COVID causes more cases of myocarditis.
People really seem to struggle with multiple facts.

It is a fact otherwise healthy kids hardly ever have serious COVID infection consequences.

It is a fact they give infections to others who don't do as well.

It is a fact many kids aren't otherwise healthy and have a much higher rate of death and complications.

It is a fact that even a very small rate of deaths or complications is a lot of dead kids when you're a big country like the USA.

Yet people pick only one fact and act like it is the one true fact that trump's all overs.

The UK JVCI recommends vaccination only for children who are in contact with immunosuppressed people.
Newer and larger study: Thirty-Day Outcomes of Children and Adolescents With COVID-19: An International Experience

https://publications.aap.org/pediatrics/article/148/3/e20200...

Is this truth? I really do not know.

Why not share the results rather than a link-only comment?

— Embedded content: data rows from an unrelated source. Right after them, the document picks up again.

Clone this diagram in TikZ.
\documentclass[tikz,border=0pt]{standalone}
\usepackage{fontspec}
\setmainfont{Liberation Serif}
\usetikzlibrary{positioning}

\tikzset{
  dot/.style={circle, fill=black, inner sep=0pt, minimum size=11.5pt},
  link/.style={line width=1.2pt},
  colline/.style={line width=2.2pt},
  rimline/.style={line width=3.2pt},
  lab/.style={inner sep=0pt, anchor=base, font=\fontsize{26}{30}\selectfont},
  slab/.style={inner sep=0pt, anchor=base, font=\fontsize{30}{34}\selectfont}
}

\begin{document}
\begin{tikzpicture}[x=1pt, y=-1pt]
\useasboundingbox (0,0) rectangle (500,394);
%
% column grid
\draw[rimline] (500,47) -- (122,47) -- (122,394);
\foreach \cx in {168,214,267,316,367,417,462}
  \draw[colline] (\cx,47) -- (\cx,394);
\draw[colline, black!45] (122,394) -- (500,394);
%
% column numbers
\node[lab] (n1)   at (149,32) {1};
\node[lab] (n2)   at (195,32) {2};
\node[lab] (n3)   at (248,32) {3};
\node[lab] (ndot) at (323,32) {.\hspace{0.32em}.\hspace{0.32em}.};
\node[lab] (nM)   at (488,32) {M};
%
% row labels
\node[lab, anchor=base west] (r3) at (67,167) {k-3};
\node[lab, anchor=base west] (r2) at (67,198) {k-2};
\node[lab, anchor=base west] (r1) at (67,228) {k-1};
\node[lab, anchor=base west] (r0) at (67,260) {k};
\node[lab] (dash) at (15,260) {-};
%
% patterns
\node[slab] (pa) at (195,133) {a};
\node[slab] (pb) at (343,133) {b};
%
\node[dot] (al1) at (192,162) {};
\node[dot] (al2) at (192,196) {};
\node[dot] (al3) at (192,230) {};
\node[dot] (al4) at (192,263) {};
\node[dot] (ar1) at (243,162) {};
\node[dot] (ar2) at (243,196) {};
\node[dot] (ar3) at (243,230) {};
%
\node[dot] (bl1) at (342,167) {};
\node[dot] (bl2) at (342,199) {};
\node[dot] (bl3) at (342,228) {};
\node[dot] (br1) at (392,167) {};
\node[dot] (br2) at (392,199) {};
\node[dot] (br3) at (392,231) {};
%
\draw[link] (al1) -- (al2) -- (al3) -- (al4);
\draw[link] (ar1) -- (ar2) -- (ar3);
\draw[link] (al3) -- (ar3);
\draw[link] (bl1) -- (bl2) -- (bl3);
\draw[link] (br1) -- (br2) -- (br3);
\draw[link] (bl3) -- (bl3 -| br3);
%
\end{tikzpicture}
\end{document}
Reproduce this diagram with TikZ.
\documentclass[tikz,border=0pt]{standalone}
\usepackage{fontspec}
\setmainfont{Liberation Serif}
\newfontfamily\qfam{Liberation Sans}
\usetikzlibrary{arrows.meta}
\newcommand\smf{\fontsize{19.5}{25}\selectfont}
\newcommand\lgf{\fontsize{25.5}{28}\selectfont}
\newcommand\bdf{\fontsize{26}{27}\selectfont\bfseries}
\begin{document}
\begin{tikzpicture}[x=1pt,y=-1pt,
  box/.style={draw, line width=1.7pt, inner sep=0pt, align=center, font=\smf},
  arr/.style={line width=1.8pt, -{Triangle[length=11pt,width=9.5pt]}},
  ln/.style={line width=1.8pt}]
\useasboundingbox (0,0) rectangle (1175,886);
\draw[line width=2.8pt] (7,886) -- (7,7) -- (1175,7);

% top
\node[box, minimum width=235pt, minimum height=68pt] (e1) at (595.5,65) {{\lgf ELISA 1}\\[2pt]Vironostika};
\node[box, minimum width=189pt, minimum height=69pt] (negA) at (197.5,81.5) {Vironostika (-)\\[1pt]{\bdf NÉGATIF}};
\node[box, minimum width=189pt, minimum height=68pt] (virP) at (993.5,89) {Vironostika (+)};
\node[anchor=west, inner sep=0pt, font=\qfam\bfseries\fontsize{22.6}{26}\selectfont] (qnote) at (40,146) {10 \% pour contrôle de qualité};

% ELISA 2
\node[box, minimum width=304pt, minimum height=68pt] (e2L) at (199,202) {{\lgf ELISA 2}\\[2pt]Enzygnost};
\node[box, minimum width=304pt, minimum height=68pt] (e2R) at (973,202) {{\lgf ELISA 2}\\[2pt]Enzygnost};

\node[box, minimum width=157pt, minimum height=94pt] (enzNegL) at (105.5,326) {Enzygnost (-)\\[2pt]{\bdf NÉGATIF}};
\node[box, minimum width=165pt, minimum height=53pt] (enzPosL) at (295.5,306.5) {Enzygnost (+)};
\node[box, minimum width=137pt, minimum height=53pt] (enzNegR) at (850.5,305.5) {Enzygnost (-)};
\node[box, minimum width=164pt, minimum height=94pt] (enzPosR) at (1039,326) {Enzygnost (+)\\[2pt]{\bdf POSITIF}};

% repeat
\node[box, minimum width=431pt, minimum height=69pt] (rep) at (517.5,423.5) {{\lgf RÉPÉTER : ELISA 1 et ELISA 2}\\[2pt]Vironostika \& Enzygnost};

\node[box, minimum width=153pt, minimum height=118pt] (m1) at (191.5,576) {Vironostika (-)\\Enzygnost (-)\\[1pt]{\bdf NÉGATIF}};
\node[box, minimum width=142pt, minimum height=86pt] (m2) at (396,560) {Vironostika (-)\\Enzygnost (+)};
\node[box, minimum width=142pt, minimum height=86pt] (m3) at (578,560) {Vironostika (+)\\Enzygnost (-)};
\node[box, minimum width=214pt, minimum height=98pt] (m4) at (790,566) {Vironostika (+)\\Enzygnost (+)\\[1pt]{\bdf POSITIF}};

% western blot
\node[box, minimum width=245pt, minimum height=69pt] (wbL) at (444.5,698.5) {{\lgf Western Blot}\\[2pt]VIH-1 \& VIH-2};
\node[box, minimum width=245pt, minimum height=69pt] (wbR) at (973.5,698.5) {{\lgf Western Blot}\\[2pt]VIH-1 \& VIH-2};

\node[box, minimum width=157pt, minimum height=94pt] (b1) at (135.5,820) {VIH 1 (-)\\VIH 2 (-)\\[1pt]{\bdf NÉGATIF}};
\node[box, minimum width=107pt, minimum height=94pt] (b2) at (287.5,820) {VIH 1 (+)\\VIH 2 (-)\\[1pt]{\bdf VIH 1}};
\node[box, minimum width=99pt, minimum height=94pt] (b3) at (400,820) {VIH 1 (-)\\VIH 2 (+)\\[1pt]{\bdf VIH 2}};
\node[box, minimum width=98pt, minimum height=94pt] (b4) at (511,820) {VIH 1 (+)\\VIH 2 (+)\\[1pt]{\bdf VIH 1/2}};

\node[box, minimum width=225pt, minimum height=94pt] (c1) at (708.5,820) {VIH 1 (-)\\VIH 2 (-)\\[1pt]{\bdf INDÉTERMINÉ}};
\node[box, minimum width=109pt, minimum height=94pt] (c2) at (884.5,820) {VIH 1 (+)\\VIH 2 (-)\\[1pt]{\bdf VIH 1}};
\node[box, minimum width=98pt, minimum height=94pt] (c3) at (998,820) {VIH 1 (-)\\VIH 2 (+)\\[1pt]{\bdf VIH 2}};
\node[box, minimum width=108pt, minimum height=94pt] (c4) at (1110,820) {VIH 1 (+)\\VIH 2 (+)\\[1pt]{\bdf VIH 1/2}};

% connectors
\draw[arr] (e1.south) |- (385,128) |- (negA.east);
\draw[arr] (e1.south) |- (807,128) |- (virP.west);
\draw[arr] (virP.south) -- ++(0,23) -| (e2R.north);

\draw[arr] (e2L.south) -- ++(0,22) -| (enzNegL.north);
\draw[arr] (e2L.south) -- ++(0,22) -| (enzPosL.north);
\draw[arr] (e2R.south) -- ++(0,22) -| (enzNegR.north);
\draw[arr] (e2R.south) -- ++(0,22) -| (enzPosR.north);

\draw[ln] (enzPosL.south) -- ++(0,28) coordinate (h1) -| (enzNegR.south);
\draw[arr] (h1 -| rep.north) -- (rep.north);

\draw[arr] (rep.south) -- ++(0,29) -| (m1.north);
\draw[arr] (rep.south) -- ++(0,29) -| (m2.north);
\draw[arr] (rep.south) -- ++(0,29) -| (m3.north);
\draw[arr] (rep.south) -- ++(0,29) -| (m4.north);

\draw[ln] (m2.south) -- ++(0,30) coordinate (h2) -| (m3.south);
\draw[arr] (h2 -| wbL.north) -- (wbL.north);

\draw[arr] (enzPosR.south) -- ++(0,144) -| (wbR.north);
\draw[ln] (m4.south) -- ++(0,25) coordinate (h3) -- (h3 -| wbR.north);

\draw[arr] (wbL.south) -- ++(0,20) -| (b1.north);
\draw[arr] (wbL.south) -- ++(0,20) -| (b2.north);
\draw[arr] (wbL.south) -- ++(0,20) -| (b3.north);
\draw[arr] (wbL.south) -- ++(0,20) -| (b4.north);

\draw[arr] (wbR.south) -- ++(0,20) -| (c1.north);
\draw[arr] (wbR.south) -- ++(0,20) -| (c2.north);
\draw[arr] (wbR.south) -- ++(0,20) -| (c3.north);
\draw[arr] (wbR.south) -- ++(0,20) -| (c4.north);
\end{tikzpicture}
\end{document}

> Dyspnea, bronchiolitis, anosmia, and gastrointestinal symptoms were more common in COVID-19 than influenza. In-hospital prevalent treatments for COVID-19 included repurposed medications (<10%) and adjunctive therapies: systemic corticosteroids (6.8%–7.6%), famotidine (9.0%–28.1%), and antithrombotics such as aspirin (2.0%–21.4%), heparin (2.2%–18.1%), and enoxaparin (2.8%–14.8%). Hospitalization was observed in 0.3% to 1.3% of the cohort diagnosed with COVID-19, with undetectable (n < 5 per database) 30-day fatality. Thirty-day outcomes including pneumonia and hypoxemia were more frequent in COVID-19 than influenza.